### DATA IN THIS EXERCISE

/---

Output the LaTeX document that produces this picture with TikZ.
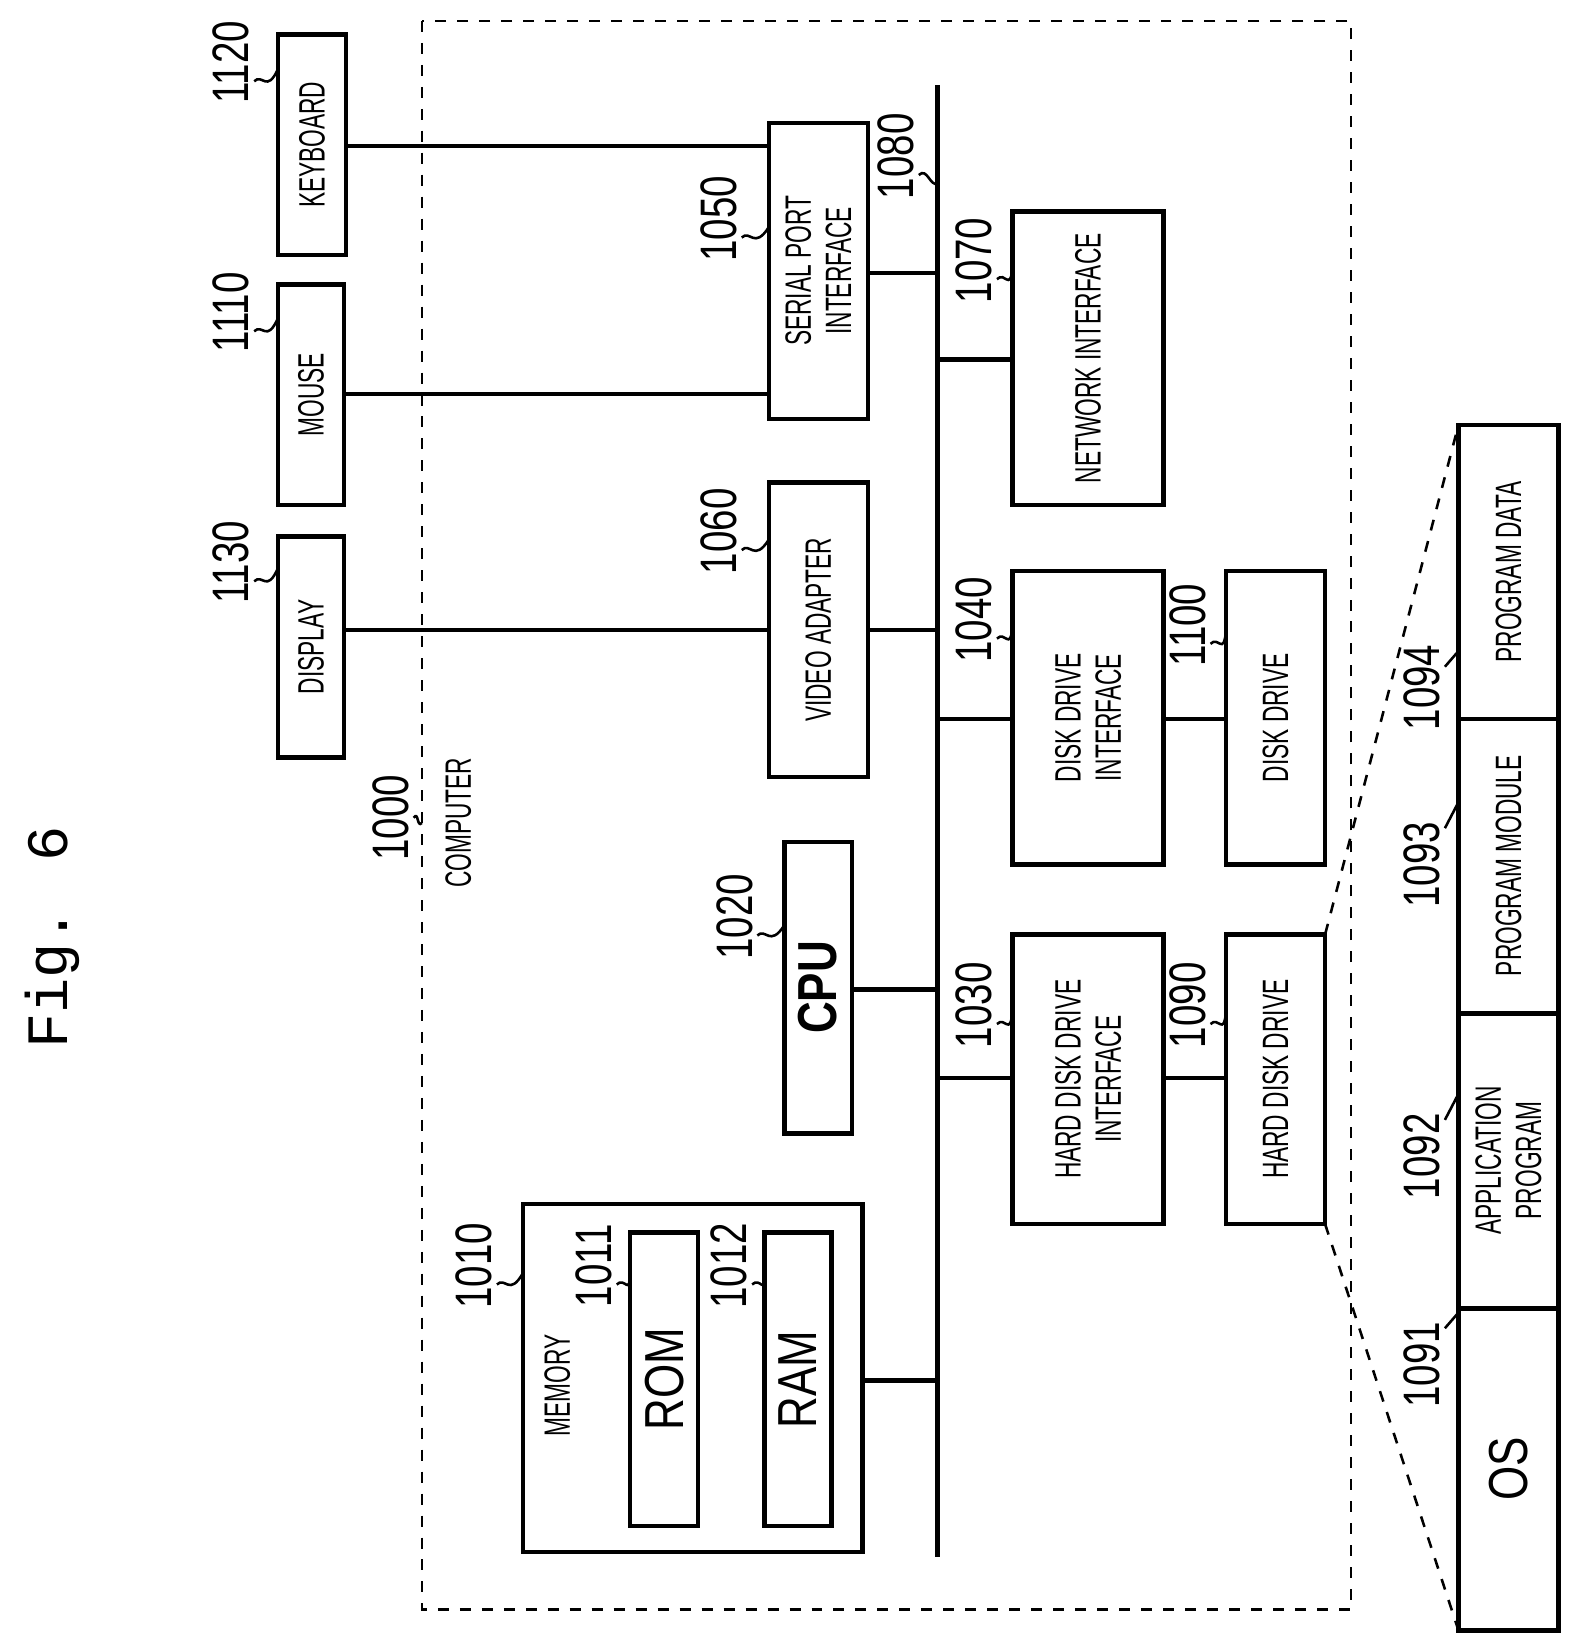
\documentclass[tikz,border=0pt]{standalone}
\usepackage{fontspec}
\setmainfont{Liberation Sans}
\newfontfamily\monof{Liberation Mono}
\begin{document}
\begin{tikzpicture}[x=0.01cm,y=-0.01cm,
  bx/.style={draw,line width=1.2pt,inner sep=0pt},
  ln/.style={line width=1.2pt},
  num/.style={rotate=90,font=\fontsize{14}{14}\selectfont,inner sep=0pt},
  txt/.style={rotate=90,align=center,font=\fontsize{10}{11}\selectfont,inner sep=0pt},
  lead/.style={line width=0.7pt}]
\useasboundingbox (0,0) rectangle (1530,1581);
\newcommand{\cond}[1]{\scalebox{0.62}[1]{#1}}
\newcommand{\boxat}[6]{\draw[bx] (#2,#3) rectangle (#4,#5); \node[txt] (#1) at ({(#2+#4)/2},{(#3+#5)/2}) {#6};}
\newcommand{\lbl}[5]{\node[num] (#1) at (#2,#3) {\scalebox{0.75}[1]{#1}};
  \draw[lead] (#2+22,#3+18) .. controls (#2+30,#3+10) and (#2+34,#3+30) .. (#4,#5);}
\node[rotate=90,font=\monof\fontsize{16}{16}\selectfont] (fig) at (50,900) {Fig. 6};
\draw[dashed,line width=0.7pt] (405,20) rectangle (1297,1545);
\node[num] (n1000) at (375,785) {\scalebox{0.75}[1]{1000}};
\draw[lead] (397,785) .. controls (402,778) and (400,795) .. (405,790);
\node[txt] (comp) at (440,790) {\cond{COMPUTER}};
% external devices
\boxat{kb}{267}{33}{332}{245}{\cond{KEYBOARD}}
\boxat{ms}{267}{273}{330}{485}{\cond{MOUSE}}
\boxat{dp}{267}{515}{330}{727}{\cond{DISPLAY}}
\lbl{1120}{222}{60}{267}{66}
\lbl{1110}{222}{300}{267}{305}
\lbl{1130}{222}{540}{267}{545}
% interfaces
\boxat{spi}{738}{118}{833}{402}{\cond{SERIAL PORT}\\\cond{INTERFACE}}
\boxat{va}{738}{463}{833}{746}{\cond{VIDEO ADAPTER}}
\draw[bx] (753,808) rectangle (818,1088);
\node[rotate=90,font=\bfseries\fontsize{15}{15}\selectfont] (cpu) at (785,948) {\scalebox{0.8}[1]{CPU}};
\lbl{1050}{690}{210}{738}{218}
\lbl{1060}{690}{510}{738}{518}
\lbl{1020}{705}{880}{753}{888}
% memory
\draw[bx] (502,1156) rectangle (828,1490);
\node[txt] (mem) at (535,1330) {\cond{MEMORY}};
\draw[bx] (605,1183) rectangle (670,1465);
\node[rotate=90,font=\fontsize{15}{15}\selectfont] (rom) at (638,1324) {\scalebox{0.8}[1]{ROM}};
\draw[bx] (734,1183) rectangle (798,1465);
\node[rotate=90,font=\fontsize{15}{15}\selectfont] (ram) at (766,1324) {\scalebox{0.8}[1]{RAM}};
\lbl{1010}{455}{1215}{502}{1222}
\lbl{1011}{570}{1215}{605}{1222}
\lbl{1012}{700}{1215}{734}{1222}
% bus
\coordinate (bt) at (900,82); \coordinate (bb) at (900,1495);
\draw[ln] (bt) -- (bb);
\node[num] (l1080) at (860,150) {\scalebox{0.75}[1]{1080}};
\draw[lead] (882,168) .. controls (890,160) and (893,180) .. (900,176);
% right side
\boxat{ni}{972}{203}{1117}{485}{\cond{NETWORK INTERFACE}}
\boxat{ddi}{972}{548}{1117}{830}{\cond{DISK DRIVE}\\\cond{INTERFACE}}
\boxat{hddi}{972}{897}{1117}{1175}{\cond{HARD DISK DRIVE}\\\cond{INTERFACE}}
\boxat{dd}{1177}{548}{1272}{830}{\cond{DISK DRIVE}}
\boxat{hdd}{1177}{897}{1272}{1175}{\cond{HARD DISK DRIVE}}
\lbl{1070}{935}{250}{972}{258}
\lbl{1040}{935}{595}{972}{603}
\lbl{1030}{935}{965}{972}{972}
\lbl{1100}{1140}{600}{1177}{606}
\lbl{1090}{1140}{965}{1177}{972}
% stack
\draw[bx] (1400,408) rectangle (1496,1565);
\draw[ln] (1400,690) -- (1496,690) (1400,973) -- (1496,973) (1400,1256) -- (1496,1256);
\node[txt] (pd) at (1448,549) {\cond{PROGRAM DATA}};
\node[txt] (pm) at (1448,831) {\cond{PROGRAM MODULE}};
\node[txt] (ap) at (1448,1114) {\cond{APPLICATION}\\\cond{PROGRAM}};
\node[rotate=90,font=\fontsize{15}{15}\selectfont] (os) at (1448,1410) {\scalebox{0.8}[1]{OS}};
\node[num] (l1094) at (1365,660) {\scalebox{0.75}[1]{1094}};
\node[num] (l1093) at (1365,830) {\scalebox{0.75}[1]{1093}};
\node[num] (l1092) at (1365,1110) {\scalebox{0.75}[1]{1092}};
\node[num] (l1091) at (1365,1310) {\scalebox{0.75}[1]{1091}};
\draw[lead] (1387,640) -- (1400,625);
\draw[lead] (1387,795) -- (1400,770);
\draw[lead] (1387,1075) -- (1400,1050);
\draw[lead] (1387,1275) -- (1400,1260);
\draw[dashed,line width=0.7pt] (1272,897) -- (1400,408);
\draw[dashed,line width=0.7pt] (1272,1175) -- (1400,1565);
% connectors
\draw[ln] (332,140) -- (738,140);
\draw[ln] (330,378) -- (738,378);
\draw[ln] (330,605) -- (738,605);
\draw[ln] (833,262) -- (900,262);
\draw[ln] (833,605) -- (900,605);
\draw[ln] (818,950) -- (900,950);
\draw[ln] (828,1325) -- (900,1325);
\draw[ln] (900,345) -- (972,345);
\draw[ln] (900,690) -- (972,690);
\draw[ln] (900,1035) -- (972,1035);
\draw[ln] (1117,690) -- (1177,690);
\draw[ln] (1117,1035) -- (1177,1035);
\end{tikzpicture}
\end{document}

\---
/---

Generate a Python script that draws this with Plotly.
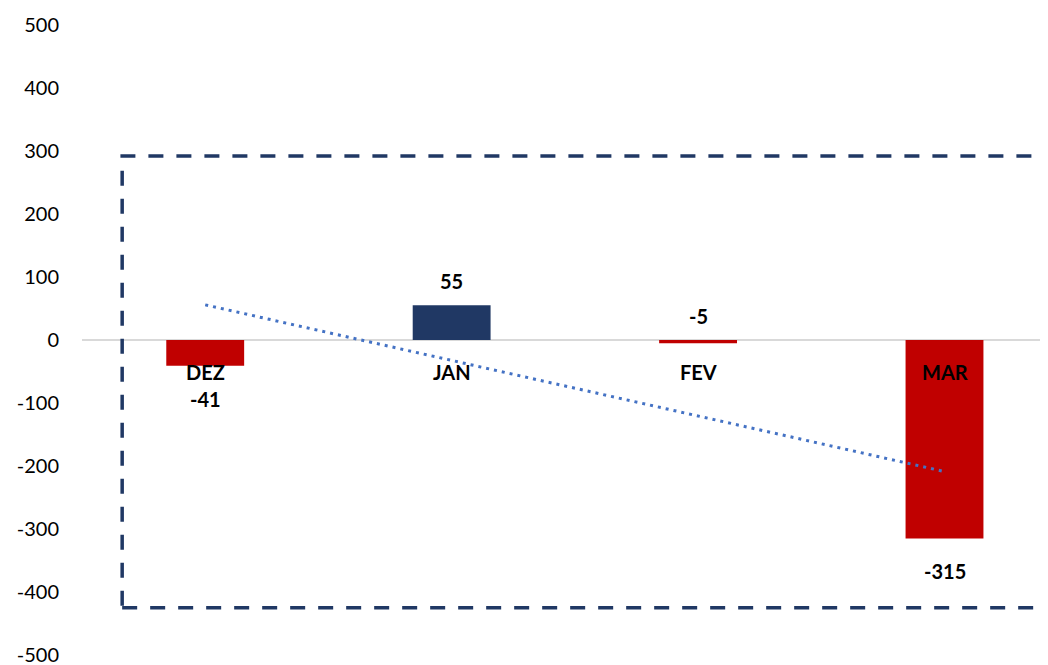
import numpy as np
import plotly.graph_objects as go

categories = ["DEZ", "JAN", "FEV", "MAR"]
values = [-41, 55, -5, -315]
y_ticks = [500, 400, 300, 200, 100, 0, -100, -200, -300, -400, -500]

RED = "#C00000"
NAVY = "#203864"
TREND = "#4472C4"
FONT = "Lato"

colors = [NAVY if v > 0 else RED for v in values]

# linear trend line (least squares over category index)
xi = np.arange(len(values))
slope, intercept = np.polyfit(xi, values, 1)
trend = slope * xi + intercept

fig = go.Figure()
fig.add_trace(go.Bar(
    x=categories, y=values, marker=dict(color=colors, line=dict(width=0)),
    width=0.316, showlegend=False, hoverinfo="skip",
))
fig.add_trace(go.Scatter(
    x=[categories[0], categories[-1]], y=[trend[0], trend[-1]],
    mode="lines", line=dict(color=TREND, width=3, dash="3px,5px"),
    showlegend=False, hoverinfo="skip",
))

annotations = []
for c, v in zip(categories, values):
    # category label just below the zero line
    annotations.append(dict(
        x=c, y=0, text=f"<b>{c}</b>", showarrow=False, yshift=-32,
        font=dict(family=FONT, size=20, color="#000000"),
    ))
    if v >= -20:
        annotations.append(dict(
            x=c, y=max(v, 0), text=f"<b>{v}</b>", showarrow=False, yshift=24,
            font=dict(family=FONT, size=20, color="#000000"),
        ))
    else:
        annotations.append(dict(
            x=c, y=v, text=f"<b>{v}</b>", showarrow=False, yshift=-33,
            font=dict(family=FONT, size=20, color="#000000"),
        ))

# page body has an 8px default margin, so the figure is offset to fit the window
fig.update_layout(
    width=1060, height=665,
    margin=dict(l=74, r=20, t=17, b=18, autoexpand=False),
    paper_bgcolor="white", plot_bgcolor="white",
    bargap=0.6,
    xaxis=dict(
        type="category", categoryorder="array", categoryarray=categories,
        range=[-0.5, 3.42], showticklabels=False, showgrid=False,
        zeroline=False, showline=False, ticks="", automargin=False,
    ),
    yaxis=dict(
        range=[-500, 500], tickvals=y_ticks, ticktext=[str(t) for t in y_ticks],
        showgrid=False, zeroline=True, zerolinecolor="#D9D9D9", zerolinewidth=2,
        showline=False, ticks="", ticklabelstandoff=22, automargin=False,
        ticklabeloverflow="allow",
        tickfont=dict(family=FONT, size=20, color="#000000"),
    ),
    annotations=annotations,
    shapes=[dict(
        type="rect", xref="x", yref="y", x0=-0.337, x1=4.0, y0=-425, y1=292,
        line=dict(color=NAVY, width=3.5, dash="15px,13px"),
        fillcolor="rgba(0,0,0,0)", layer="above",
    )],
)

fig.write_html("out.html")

\---

### DIRECTIVE
Quote the data above exactly from the line with "Generate a Python" to the line with "trend = slope * xi + intercept", both ends counted, and nothing else. Pictures don't go in.

### THE RESPONSE
Generate a Python script that draws this with Plotly.
import numpy as np
import plotly.graph_objects as go

categories = ["DEZ", "JAN", "FEV", "MAR"]
values = [-41, 55, -5, -315]
y_ticks = [500, 400, 300, 200, 100, 0, -100, -200, -300, -400, -500]

RED = "#C00000"
NAVY = "#203864"
TREND = "#4472C4"
FONT = "Lato"

colors = [NAVY if v > 0 else RED for v in values]

# linear trend line (least squares over category index)
xi = np.arange(len(values))
slope, intercept = np.polyfit(xi, values, 1)
trend = slope * xi + intercept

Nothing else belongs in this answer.